In the records below, find the line containing "Rebuild this chart" and the line containing "import * as". Give again exactly those lines and every line between them, omitting the pictures.

[Begin Listed records]

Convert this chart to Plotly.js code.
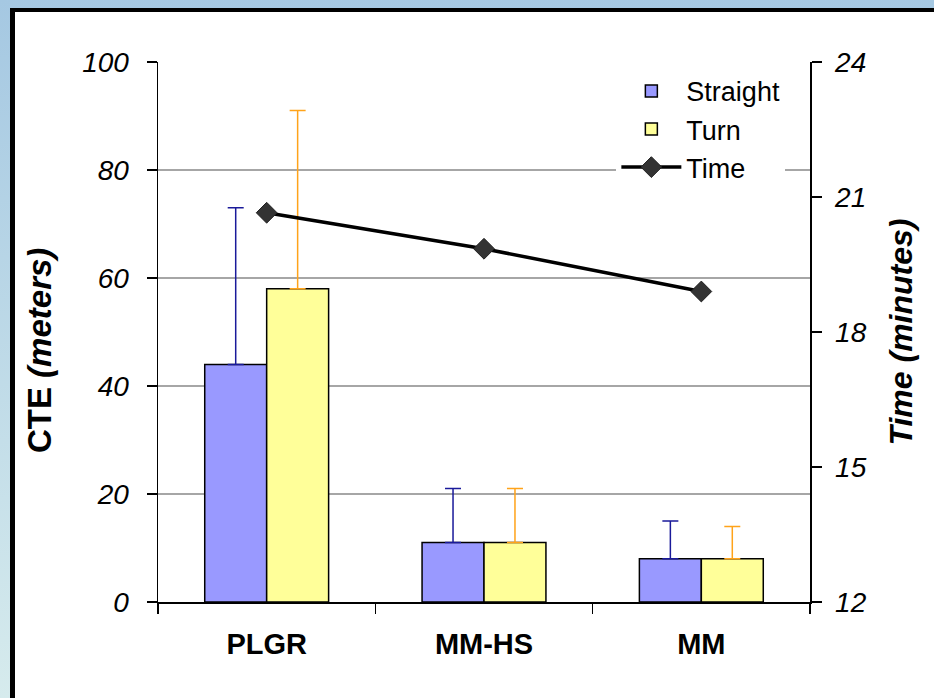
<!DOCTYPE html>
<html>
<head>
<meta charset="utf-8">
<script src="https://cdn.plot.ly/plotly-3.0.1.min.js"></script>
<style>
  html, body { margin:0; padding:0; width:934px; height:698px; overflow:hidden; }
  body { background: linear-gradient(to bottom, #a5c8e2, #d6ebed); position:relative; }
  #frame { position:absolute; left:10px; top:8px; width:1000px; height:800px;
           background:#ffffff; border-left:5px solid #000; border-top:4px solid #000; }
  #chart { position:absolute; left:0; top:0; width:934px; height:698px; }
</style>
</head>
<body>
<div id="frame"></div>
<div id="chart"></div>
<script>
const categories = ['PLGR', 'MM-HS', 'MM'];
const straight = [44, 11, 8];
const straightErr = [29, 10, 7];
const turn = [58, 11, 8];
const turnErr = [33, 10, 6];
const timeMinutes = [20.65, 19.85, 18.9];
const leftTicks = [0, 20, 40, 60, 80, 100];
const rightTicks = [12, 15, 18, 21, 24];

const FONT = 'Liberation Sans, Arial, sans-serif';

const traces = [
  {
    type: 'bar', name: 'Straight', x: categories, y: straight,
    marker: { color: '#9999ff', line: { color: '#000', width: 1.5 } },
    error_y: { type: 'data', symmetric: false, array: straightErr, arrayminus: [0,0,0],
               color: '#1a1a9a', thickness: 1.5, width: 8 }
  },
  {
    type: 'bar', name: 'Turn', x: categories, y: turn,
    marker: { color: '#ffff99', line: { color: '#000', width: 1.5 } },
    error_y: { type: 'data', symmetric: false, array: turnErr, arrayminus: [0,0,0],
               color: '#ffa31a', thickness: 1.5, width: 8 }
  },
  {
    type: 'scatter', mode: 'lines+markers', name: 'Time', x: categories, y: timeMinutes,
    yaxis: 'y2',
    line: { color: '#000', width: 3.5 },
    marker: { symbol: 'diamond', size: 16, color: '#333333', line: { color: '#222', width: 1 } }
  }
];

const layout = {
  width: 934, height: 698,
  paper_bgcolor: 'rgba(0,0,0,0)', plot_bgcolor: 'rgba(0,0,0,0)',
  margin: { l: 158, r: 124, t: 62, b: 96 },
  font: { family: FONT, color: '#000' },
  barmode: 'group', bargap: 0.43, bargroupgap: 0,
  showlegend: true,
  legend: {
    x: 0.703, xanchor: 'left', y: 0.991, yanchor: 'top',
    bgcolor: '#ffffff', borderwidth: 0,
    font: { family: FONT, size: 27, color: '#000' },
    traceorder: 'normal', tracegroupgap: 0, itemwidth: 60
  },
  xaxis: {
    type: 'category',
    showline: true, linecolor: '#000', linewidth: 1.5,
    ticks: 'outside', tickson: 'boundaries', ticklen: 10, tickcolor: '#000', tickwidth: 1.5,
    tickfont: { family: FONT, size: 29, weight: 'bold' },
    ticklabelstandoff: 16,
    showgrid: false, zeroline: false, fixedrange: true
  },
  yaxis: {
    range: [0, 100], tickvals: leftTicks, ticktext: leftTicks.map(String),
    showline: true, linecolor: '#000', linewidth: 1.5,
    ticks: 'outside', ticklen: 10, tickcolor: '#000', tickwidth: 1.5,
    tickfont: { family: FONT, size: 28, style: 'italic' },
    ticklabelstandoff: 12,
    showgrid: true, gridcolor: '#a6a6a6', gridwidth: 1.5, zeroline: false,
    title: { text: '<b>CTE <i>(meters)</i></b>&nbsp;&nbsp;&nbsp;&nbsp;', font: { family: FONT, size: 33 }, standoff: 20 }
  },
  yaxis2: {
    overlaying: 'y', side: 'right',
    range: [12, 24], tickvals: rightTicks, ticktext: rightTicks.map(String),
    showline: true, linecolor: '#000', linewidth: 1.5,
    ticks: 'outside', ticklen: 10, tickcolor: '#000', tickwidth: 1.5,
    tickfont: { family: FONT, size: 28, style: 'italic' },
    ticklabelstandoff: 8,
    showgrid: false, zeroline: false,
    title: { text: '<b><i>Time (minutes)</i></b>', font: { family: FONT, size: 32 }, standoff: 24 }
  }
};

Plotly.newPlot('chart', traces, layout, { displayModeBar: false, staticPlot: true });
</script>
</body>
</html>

[End Listed records]
[Begin Listed records]

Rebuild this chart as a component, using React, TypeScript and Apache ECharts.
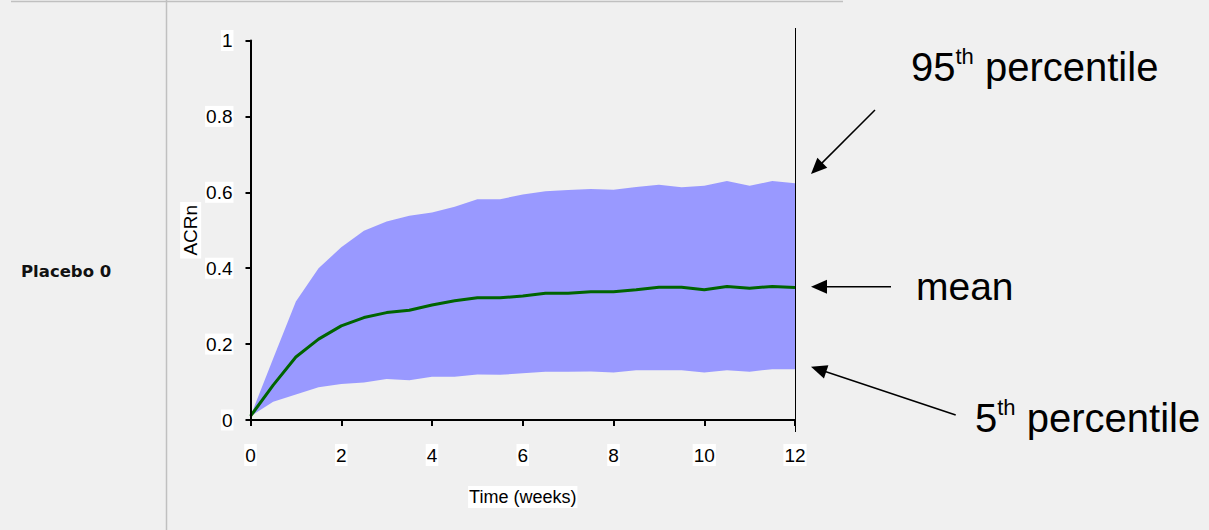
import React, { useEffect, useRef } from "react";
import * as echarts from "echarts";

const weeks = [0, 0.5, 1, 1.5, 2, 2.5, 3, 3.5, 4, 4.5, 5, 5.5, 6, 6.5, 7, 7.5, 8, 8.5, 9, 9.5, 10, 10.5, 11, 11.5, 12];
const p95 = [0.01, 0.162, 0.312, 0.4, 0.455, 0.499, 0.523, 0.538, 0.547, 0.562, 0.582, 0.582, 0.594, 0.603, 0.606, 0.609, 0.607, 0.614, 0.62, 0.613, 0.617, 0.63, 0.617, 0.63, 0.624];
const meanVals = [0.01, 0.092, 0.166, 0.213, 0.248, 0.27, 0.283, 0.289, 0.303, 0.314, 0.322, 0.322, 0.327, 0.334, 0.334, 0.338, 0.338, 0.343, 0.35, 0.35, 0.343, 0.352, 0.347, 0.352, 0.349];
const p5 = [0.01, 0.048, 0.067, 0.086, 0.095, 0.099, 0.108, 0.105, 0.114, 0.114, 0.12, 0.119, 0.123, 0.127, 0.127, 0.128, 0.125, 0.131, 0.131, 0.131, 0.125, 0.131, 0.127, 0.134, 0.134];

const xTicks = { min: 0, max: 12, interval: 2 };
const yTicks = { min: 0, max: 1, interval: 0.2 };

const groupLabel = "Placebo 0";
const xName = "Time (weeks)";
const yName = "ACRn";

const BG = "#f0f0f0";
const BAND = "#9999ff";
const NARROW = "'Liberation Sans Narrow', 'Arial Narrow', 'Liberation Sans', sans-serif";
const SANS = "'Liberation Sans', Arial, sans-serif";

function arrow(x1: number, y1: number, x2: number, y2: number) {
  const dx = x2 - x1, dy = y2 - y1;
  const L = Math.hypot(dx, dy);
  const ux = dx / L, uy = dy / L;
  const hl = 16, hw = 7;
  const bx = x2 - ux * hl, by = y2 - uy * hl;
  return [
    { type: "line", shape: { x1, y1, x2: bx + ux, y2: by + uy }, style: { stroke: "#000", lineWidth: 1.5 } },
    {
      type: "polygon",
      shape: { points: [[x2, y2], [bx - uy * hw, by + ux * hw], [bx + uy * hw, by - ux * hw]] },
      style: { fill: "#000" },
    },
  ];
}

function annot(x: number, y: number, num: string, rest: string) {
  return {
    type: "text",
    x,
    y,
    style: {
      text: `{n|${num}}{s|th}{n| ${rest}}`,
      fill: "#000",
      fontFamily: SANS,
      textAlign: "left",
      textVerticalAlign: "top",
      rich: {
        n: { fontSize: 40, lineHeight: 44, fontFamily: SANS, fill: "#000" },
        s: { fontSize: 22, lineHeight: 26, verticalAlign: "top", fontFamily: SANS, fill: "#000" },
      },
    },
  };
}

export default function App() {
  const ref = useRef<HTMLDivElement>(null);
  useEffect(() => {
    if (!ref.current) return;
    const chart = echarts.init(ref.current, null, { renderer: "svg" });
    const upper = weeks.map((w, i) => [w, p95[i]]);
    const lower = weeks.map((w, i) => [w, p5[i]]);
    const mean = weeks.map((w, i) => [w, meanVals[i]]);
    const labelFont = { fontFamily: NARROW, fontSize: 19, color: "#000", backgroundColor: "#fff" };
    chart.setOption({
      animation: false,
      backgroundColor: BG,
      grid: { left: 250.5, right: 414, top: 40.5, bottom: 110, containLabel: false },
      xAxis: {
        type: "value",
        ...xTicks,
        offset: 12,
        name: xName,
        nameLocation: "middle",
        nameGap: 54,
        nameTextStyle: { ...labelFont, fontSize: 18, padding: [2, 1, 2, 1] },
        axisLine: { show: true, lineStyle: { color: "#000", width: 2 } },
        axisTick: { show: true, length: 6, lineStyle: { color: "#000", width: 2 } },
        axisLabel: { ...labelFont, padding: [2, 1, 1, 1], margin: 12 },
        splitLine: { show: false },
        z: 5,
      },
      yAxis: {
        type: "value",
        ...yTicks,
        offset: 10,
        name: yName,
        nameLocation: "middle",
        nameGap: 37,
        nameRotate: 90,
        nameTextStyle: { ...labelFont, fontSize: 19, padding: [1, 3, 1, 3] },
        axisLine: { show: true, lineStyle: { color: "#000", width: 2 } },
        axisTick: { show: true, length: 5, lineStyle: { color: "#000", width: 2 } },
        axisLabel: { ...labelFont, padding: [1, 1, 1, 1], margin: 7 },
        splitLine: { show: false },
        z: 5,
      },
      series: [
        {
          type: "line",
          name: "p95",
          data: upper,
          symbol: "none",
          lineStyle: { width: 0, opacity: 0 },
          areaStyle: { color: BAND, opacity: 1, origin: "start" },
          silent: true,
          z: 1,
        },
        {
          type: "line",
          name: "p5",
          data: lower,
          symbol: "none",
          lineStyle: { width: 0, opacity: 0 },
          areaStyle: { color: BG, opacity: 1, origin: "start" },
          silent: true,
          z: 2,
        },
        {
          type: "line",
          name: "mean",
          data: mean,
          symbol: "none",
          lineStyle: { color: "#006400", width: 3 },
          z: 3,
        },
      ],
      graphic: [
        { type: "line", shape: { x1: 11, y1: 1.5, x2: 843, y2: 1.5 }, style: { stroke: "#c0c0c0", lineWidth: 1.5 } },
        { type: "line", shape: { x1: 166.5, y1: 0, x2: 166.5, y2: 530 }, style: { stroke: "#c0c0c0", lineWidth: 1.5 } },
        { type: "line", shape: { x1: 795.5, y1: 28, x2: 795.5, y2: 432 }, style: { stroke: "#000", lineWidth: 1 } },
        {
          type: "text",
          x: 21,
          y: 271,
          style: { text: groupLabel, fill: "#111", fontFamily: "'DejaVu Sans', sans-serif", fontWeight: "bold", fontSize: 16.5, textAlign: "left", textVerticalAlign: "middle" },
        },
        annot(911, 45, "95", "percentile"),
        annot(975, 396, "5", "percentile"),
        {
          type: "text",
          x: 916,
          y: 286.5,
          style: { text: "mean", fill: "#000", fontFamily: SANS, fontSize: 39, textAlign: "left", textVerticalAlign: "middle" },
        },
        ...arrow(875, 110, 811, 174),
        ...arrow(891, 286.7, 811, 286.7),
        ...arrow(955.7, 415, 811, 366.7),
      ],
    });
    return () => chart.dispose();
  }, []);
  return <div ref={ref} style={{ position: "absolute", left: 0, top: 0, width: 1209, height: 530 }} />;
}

[End Listed records]

*In response*:
Rebuild this chart as a component, using React, TypeScript and Apache ECharts.
import React, { useEffect, useRef } from "react";
import * as echarts from "echarts";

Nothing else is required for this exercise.